July 22 (Bloomberg) -- Archaeologists in Cyprus found evidence that inhabitants of the Mediterranean island may have abandoned a nomadic lifestyle for agriculture-based settlements earlier than previously believed.

The excavations at the Politiko-Troullia site, near the capital Nicosia, unearthed a series of households around a communal courtyard, and proof of intensive animal husbandry and crop-processing, according to a statement today on the Web site of the Cypriot Interior Ministry’s Public Information Office.

The dig revealed copper metallurgy and sophisticated ceramic technology during the middle part of the Bronze Age, or between 4,000 and 3,500 years ago, the statement said. Archaeologists had previously believed that such settlements, which went on to evolve into cities, only began developing toward the end of the middle Bronze Age.

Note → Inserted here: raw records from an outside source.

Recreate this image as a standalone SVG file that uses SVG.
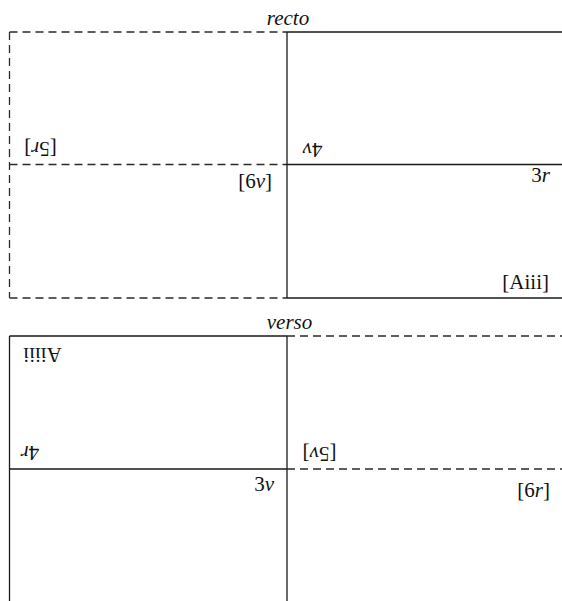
<svg xmlns="http://www.w3.org/2000/svg" width="562" height="601" viewBox="0 0 562 601">
  <style>
    .solid { fill: none; stroke: #1a1a1a; stroke-width: 1.3; }
    .dash { fill: none; stroke: #2a2a2a; stroke-width: 1.3; stroke-dasharray: 8 5; }
    text { font-family: "Liberation Serif", "DejaVu Serif", serif; font-size: 21px; fill: #111; }
    .it { font-style: italic; }
  </style>
  <rect width="562" height="601" fill="#ffffff"/>

  <g id="recto">
    <text class="it" x="288" y="25" text-anchor="middle">recto</text>
    <g id="recto-lines">
      <path class="dash" d="M9.5,32 H287 M9.5,32 V298 M9.5,164.5 H287 M9.5,298 H287"/>
      <path class="solid" d="M287,32 V298 M287,32 H562 M287,164.5 H562 M287,298 H562"/>
    </g>
    <g id="recto-labels">
      <text transform="translate(40.5,142) rotate(180)" text-anchor="middle">[5<tspan class="it">r</tspan>]</text>
      <text x="272" y="188" text-anchor="end">[6<tspan class="it">v</tspan>]</text>
      <text transform="translate(312.5,143) rotate(180)" text-anchor="middle">4<tspan class="it">v</tspan></text>
      <text x="550" y="182" text-anchor="end">3<tspan class="it">r</tspan></text>
      <text x="549" y="289" text-anchor="end">[Aiii]</text>
    </g>
  </g>

  <g id="verso">
    <text class="it" x="289.5" y="329" text-anchor="middle">verso</text>
    <g id="verso-lines">
      <path class="solid" d="M9.5,336 H287 M9.5,336 V601 M9.5,469 H287 M287,336 V601"/>
      <path class="dash" d="M287,336 H562 M287,469 H562"/>
    </g>
    <g id="verso-labels">
      <text transform="translate(42.5,348) rotate(180)" text-anchor="middle">Aiiii</text>
      <text transform="translate(30,446) rotate(180)" text-anchor="middle">4<tspan class="it">r</tspan></text>
      <text transform="translate(319.5,447) rotate(180)" text-anchor="middle">[5<tspan class="it">v</tspan>]</text>
      <text x="274" y="491" text-anchor="end">3<tspan class="it">v</tspan></text>
      <text x="550" y="497" text-anchor="end">[6<tspan class="it">r</tspan>]</text>
    </g>
  </g>
</svg>
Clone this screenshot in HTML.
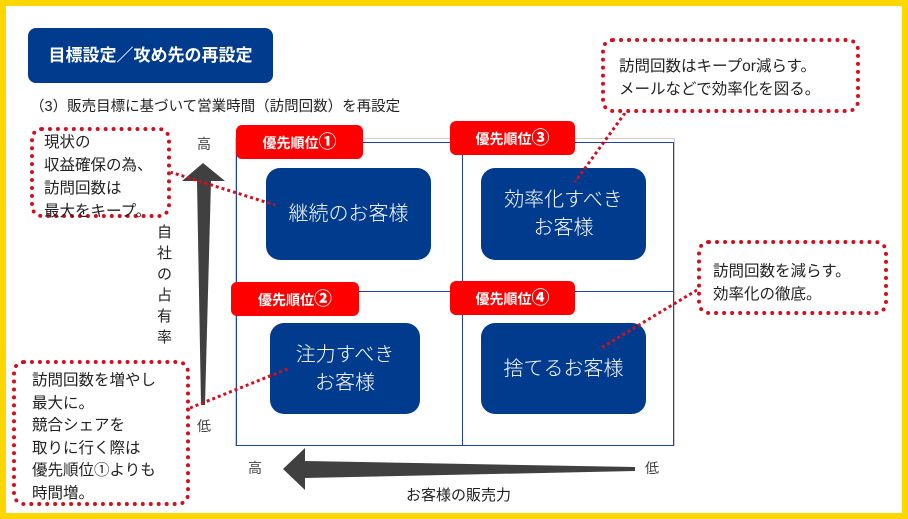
<!DOCTYPE html>
<html><head><meta charset="utf-8"><style>
html,body{margin:0;padding:0;}
body{width:908px;height:519px;position:relative;overflow:hidden;background:#fff;font-family:"Liberation Sans","Noto Sans CJK JP",sans-serif;}
.a{position:absolute;}
.frame{left:0;top:0;width:896px;height:507px;border:6px solid #ffd700;}
.hdr{left:28px;top:28px;width:245px;height:55px;background:#003b8e;border-radius:8px;color:#fff;font-weight:bold;font-size:17px;line-height:55px;text-align:center;}
.sub{left:30px;top:95px;font-size:14.5px;color:#222;}
.red{background:#f00;color:#fff;font-weight:bold;font-size:14px;border-radius:6px;line-height:34px;height:34px;text-align:center;}
.red b{font-size:18px;}
.blue{background:#003b8e;color:#fff;border-radius:14px;font-size:20px;display:flex;align-items:center;justify-content:center;text-align:center;line-height:28px;font-weight:300;}
.co{border:4px dotted #d01020;border-radius:12px;background:#fff;font-size:15.5px;line-height:23px;color:#222;box-sizing:border-box;}
.t{font-size:14px;color:#444;}
</style></head><body>
<div class="a frame"></div>
<div class="a hdr">目標設定／攻め先の再設定</div>
<div class="a sub">（3）販売目標に基づいて営業時間（訪問回数）を再設定</div>

<div class="a" style="left:235px;top:138px;width:440px;height:308px;border:1px solid #ccc;box-sizing:border-box;"></div>
<div class="a" style="left:236px;top:142px;width:438px;height:304px;border:1px solid #2040b0;box-sizing:border-box;"></div>
<div class="a" style="left:462px;top:142px;width:1px;height:304px;background:#2040b0;"></div>
<div class="a" style="left:236px;top:291px;width:438px;height:1px;background:#2040b0;"></div>

<div class="a red" style="left:236px;top:125px;width:127px;">優先順位<b>①</b></div>
<div class="a red" style="left:450px;top:121px;width:125px;">優先順位<b>③</b></div>
<div class="a red" style="left:231px;top:282px;width:128px;">優先順位<b>②</b></div>
<div class="a red" style="left:450px;top:281px;width:125px;">優先順位<b>④</b></div>

<div class="a blue" style="left:266px;top:168px;width:165px;height:92px;">継続のお客様</div>
<div class="a blue" style="left:481px;top:168px;width:165px;height:92px;">効率化すべき<br>お客様</div>
<div class="a blue" style="left:270px;top:323px;width:150px;height:91px;">注力すべき<br>お客様</div>
<div class="a blue" style="left:481px;top:323px;width:165px;height:91px;">捨てるお客様</div>

<svg class="a" style="left:0;top:0" width="908" height="519">
<polygon points="203,163 225,181 211,181 205,405 201,405 197,181 182,181" fill="#404040"/>
<polygon points="283,469 305,448 305,461 635,467 635,471 305,478 305,490" fill="#404040"/>
<g stroke="#d01020" stroke-width="3" stroke-dasharray="3,3">
<line x1="170" y1="172" x2="275" y2="205"/>
<line x1="625" y1="113" x2="575" y2="182"/>
<line x1="697" y1="290" x2="601" y2="348"/>
<line x1="190" y1="408" x2="290" y2="368"/>
</g>
</svg>
<div class="a t" style="left:197px;top:134px;">高</div>
<div class="a t" style="left:197px;top:416px;">低</div>
<div class="a t" style="left:248px;top:458px;">高</div>
<div class="a t" style="left:645px;top:458px;">低</div>
<div class="a" style="left:157px;top:222px;width:18px;font-size:15px;line-height:21px;color:#222;">自社の占有率</div>
<div class="a" style="left:406px;top:484px;font-size:15px;color:#222;">お客様の販売力</div>

<div class="a co" style="left:30px;top:127px;width:141px;height:91px;padding:0 0 0 10px;line-height:23px;">現状の<br>収益確保の為、<br>訪問回数は<br>最大をキープ。</div>
<div class="a co" style="left:601px;top:38px;width:259px;height:75px;padding:13px 0 0 14px;">訪問回数はキープor減らす。<br>メールなどで効率化を図る。</div>
<div class="a co" style="left:697px;top:240px;width:191px;height:75px;padding:16px 0 0 12px;">訪問回数を減らす。<br>効率化の徹底。</div>
<div class="a co" style="left:12px;top:360px;width:178px;height:146px;padding:6px 0 0 16px;line-height:22.5px;">訪問回数を増やし<br>最大に。<br>競合シェアを<br>取りに行く際は<br>優先順位①よりも<br>時間増。</div>
</body></html>
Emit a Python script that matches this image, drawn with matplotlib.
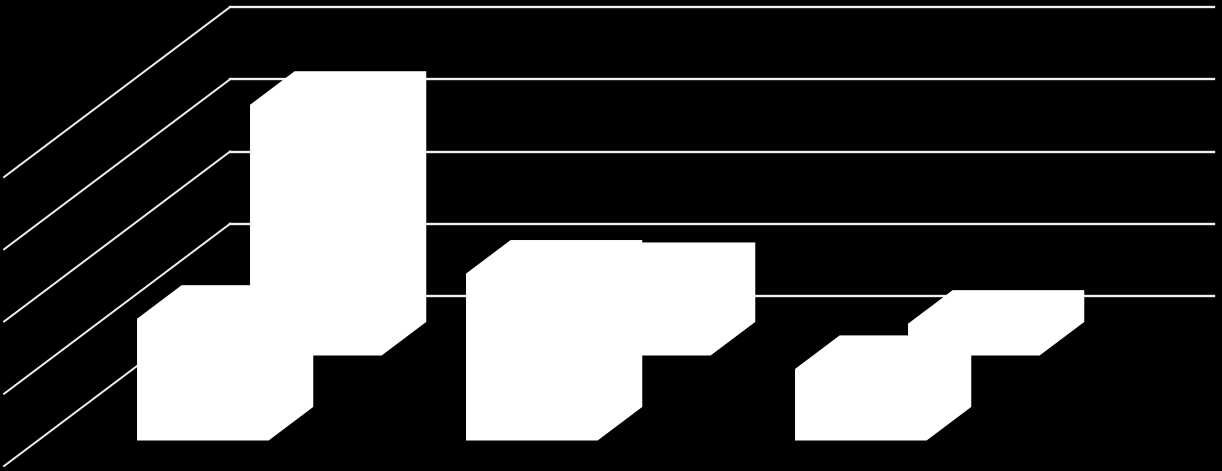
import matplotlib
matplotlib.use('Agg')
import matplotlib.pyplot as plt

# values, no text is visible in the reference
front_values = [1.685, 2.31, 0.99]
back_values = [3.47, 1.10, 0.44]
grid_levels = [0, 1, 2, 3, 4]

bar_width = 0.4
bar_depth = 0.395
first_bar = 0.301
n_wall = 2.99

# oblique projection of (category, value, depth) to pixels
origin_x = 38
origin_y = 440.5
px_category = 329
px_value = 72.25
depth_dx = 113
depth_dy = 85


def project(x, value, depth):
    sx = origin_x + px_category * x + depth_dx * depth
    sy = origin_y - px_value * value - depth_dy * depth
    return sx, sy


def draw_bar(ax, x, value, depth):
    corners = [
        project(x, 0, depth),
        project(x, value, depth),
        project(x, value, depth + bar_depth),
        project(x + bar_width, value, depth + bar_depth),
        project(x + bar_width, 0, depth + bar_depth),
        project(x + bar_width, 0, depth),
    ]
    xs, ys = zip(*corners)
    ax.fill(xs, ys, facecolor='white', edgecolor='none', zorder=3)


fig = plt.figure(figsize=(12.22, 4.71), dpi=100, facecolor='black')
ax = fig.add_axes([0, 0, 1, 1])
ax.set_xlim(0, 1222)
ax.set_ylim(471, 0)
ax.axis('off')

wall_depth = 1.7
near_depth = -0.3
for level in grid_levels:
    x1, y1 = project(0, level, near_depth)
    x2, y2 = project(0, level, wall_depth)
    x3, y3 = project(n_wall, level, wall_depth)
    ax.plot([x1, x2], [y1, y2], color='#f0f0f0', linewidth=1.4, zorder=1)
    ax.plot([x2, x3], [y2, y3], color='#f0f0f0', linewidth=1.7, zorder=1)

for i, value in enumerate(back_values):
    draw_bar(ax, first_bar + i, value, 1)
for i, value in enumerate(front_values):
    draw_bar(ax, first_bar + i, value, 0)

fig.savefig('out.png', dpi=100, facecolor='black')
plt.close(fig)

Cyprus, the third-largest island in the Mediterranean, is thought to have been first settled around 8,800 B.C., according to the British Museum. The findings of the digs, led by professors from Arizona State University and involving students from Cyprus, the U.S. and Canada, “open an archaeological window on the communities that provided the foundation for urbanized civilization on Cyprus” in the late Bronze Age, the statement said.

The fieldwork reveals extensive evidence of the Bronze Age community that was the predecessor to the ancient city of Tamassos, founded in the subsequent Iron Age, according to the statement. In contrast with other city-states in Cyprus, there were previously no precise details about the foundation of Tamassos as an important trade city.